▶ [INSTRUCTIONS FOR THE TASK] Starting at the line with "Write a web" and stopping at the line with "const labelY = [605, 32];", repeat each line exactly. Include both and omit the rest.

Collected data entries
◆ ◆ ◆

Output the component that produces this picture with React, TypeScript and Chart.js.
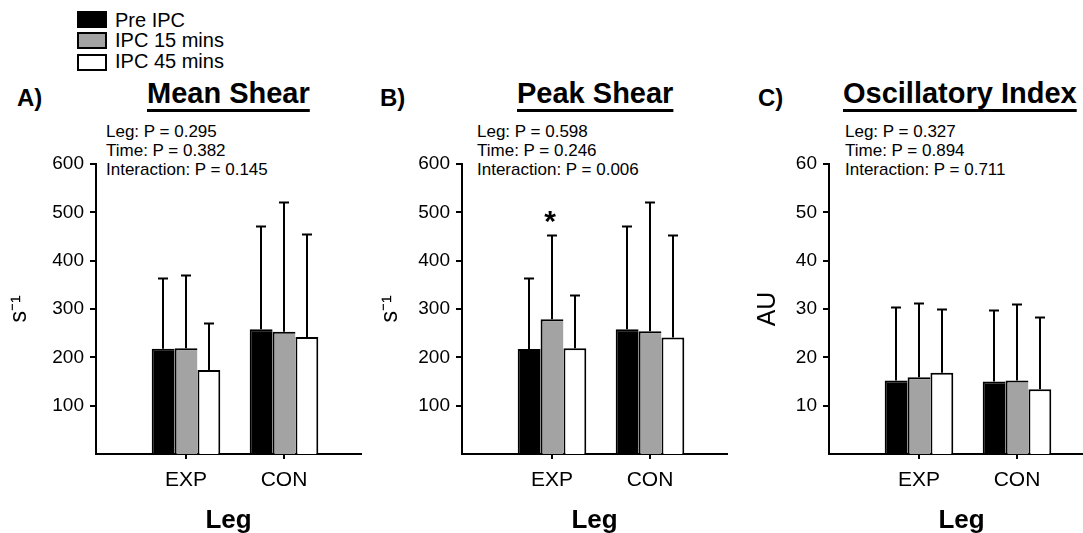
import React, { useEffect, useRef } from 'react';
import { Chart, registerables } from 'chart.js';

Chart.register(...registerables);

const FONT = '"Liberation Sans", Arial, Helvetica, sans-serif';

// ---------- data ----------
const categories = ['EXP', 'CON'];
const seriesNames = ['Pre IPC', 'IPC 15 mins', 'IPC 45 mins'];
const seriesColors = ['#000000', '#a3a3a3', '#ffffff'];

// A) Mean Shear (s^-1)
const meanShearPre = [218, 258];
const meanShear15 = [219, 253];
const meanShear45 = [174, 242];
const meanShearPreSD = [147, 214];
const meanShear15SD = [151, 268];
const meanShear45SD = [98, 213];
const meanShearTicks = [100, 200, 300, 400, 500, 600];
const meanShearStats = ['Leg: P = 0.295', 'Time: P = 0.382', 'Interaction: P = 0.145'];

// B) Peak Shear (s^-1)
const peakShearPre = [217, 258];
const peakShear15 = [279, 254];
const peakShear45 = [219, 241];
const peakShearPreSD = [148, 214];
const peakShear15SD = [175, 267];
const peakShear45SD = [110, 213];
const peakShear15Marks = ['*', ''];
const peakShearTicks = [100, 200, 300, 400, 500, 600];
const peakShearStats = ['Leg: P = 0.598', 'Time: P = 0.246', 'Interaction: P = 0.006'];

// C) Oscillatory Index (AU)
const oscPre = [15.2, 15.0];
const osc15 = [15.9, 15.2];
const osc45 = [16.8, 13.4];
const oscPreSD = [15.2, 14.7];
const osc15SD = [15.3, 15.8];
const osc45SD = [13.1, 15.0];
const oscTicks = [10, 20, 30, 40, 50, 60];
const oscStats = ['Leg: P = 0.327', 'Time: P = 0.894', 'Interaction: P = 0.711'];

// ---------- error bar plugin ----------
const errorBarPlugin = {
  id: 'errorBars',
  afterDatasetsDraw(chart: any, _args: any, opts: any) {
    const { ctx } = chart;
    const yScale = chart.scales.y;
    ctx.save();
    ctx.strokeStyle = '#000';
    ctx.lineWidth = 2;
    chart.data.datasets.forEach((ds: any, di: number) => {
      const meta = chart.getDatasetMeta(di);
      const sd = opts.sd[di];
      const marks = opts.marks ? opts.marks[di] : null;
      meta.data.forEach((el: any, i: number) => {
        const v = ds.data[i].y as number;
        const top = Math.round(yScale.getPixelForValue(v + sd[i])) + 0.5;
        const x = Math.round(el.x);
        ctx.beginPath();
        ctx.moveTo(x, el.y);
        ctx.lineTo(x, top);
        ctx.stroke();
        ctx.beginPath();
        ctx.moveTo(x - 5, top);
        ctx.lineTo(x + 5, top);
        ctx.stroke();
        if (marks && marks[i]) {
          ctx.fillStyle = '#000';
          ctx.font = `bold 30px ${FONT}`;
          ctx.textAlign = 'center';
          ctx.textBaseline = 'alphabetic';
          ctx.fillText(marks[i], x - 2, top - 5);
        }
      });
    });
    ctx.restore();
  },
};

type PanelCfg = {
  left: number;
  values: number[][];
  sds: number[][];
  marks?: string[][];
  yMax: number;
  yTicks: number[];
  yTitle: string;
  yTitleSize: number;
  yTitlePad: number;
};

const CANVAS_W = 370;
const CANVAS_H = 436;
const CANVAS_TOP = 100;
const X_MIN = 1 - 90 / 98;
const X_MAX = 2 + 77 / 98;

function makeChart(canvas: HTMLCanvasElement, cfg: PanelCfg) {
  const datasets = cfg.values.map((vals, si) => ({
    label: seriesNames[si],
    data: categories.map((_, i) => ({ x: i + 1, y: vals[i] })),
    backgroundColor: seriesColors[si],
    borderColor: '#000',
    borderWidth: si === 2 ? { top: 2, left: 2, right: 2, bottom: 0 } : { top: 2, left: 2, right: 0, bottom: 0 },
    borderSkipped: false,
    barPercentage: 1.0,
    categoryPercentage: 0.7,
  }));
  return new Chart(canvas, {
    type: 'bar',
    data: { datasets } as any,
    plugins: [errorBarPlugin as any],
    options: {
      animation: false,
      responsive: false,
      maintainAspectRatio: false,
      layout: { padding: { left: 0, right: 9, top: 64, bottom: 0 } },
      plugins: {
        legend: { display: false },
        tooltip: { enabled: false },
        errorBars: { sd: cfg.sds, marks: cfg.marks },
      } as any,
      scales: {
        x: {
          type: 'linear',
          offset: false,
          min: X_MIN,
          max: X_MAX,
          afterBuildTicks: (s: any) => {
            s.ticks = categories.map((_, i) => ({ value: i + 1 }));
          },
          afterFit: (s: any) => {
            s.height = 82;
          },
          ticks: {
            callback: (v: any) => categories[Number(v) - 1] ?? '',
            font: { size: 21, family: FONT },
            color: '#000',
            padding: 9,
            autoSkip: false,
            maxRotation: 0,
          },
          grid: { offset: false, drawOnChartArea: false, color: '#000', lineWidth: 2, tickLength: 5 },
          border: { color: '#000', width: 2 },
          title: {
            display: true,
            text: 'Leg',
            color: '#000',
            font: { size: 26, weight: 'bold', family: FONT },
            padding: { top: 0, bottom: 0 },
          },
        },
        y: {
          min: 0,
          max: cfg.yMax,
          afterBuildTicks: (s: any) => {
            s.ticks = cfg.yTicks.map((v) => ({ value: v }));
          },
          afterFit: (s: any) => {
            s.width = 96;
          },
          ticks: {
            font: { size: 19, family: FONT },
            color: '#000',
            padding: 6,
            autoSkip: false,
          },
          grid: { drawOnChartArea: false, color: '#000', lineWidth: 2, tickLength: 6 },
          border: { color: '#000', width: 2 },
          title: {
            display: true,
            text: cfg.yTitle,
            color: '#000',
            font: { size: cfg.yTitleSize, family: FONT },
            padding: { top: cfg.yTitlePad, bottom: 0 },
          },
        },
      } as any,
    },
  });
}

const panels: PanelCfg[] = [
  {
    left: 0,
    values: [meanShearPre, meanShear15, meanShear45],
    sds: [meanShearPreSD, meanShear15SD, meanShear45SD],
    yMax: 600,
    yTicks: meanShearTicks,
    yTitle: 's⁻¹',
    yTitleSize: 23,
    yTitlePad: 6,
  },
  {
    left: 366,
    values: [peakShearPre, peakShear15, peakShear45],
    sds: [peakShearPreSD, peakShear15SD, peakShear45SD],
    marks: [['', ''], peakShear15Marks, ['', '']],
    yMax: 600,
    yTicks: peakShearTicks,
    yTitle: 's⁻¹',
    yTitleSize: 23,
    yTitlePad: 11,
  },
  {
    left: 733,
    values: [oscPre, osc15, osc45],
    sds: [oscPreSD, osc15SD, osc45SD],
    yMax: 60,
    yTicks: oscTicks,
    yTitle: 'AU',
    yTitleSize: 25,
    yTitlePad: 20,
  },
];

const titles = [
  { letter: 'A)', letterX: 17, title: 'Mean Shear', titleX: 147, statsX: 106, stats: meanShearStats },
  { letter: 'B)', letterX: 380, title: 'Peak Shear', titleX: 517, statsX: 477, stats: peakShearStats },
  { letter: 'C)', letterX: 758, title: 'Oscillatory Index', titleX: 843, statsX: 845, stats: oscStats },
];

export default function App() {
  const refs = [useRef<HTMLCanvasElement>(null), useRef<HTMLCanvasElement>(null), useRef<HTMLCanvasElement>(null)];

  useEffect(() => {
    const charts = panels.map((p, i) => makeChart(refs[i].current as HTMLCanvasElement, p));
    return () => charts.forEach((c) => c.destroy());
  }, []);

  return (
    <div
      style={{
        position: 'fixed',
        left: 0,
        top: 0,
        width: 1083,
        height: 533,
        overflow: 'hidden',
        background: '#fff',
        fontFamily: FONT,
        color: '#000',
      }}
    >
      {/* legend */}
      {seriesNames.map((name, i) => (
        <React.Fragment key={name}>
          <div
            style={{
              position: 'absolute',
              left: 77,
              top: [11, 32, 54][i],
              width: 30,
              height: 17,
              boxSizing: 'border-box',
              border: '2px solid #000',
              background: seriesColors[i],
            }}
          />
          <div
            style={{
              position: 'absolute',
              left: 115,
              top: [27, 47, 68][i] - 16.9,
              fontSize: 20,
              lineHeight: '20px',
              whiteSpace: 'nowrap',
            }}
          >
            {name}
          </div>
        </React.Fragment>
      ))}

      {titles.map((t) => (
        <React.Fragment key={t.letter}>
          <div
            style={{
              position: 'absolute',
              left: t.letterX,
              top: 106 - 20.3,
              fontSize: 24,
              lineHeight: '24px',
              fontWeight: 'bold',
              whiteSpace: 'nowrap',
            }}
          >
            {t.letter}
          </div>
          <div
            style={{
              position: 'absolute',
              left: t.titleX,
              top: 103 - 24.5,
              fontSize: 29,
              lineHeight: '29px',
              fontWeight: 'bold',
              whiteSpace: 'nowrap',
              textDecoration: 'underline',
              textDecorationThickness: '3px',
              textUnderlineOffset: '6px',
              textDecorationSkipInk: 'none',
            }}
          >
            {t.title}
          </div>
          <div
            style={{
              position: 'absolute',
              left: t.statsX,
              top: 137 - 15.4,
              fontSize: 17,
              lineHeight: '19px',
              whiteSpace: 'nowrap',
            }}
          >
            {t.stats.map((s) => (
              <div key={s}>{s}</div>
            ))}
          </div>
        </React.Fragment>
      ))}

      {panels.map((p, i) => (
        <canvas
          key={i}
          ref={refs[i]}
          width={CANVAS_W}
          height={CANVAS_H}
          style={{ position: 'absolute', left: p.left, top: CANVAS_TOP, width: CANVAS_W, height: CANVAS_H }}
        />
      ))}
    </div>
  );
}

◆ ◆ ◆

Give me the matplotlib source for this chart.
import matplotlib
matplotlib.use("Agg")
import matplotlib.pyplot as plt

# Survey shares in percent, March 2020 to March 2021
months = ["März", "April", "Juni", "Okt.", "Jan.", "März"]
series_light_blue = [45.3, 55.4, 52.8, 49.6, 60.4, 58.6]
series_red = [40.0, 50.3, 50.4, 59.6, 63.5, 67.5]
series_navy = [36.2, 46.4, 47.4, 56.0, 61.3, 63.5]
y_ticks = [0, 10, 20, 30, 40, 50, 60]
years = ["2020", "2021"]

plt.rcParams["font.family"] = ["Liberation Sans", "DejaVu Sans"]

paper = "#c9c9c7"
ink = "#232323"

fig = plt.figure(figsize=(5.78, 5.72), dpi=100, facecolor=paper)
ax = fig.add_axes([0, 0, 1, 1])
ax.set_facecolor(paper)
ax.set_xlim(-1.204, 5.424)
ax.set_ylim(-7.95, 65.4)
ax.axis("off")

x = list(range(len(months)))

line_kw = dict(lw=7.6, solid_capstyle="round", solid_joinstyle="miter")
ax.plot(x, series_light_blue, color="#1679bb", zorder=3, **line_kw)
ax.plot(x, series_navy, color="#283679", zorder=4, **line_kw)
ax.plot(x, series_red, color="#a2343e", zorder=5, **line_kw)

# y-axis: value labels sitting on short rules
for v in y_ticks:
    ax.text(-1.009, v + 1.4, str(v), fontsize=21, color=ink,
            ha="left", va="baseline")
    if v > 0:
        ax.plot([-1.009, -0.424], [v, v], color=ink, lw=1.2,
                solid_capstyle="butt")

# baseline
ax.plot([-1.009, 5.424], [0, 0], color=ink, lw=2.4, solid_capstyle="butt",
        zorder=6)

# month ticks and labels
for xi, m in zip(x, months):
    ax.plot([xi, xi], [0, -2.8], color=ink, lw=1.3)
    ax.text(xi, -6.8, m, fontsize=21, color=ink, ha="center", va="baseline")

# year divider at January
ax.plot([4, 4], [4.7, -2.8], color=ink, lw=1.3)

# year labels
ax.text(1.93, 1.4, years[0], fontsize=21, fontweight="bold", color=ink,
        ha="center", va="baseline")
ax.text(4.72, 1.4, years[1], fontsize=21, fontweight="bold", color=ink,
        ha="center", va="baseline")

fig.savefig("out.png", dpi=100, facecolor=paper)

◆ ◆ ◆

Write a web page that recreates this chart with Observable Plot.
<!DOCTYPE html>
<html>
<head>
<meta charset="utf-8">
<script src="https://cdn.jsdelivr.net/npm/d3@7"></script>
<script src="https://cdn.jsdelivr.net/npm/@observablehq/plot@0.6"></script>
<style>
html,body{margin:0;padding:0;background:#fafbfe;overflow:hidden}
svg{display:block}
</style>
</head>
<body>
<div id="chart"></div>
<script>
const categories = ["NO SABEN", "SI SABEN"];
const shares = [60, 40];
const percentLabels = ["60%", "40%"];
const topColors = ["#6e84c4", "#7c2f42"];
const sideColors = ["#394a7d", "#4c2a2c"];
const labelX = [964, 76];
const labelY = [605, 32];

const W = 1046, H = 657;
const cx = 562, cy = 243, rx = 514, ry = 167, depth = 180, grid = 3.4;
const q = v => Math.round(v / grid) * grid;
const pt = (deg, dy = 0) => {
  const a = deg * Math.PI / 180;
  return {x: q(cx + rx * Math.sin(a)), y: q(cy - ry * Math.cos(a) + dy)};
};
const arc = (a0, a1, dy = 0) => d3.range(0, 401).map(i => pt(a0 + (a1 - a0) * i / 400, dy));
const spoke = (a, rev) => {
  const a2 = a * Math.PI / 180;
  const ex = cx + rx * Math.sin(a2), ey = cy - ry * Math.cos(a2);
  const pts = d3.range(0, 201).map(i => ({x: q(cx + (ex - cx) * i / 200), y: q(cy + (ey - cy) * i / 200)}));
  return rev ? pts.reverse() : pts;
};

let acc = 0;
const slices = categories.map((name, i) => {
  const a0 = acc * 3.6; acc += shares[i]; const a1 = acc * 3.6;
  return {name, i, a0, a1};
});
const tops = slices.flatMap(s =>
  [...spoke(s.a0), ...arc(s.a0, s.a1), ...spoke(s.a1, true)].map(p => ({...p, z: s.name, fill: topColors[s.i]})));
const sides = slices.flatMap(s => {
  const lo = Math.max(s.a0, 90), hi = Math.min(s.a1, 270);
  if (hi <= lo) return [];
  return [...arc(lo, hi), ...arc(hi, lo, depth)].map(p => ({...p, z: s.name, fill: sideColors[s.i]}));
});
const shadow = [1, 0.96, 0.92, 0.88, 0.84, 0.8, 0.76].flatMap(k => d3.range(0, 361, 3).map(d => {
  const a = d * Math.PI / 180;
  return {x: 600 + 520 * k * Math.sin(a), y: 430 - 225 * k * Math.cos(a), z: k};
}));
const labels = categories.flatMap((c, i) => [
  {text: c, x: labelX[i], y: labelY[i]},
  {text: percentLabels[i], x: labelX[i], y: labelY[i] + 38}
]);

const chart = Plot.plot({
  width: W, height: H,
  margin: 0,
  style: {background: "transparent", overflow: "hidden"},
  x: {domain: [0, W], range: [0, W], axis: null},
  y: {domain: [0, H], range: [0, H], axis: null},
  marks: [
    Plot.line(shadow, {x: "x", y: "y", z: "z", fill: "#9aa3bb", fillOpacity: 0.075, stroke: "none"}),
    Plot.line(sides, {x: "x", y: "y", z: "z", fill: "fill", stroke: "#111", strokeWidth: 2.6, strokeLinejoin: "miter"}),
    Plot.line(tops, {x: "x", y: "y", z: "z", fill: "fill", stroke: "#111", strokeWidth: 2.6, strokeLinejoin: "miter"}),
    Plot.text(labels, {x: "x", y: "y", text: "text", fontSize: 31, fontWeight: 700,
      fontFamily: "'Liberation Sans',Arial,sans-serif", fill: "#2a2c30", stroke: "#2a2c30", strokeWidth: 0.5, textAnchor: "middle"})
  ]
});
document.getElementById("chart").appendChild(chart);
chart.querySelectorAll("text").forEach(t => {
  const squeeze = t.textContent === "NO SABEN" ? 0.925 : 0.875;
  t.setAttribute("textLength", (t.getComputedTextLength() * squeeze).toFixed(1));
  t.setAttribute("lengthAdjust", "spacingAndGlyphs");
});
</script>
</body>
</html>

◆ ◆ ◆

▶ [FINAL RESULT]
Write a web page that recreates this chart with Observable Plot.
<!DOCTYPE html>
<html>
<head>
<meta charset="utf-8">
<script src="https://cdn.jsdelivr.net/npm/d3@7"></script>
<script src="https://cdn.jsdelivr.net/npm/@observablehq/plot@0.6"></script>
<style>
html,body{margin:0;padding:0;background:#fafbfe;overflow:hidden}
svg{display:block}
</style>
</head>
<body>
<div id="chart"></div>
<script>
const categories = ["NO SABEN", "SI SABEN"];
const shares = [60, 40];
const percentLabels = ["60%", "40%"];
const topColors = ["#6e84c4", "#7c2f42"];
const sideColors = ["#394a7d", "#4c2a2c"];
const labelX = [964, 76];
const labelY = [605, 32];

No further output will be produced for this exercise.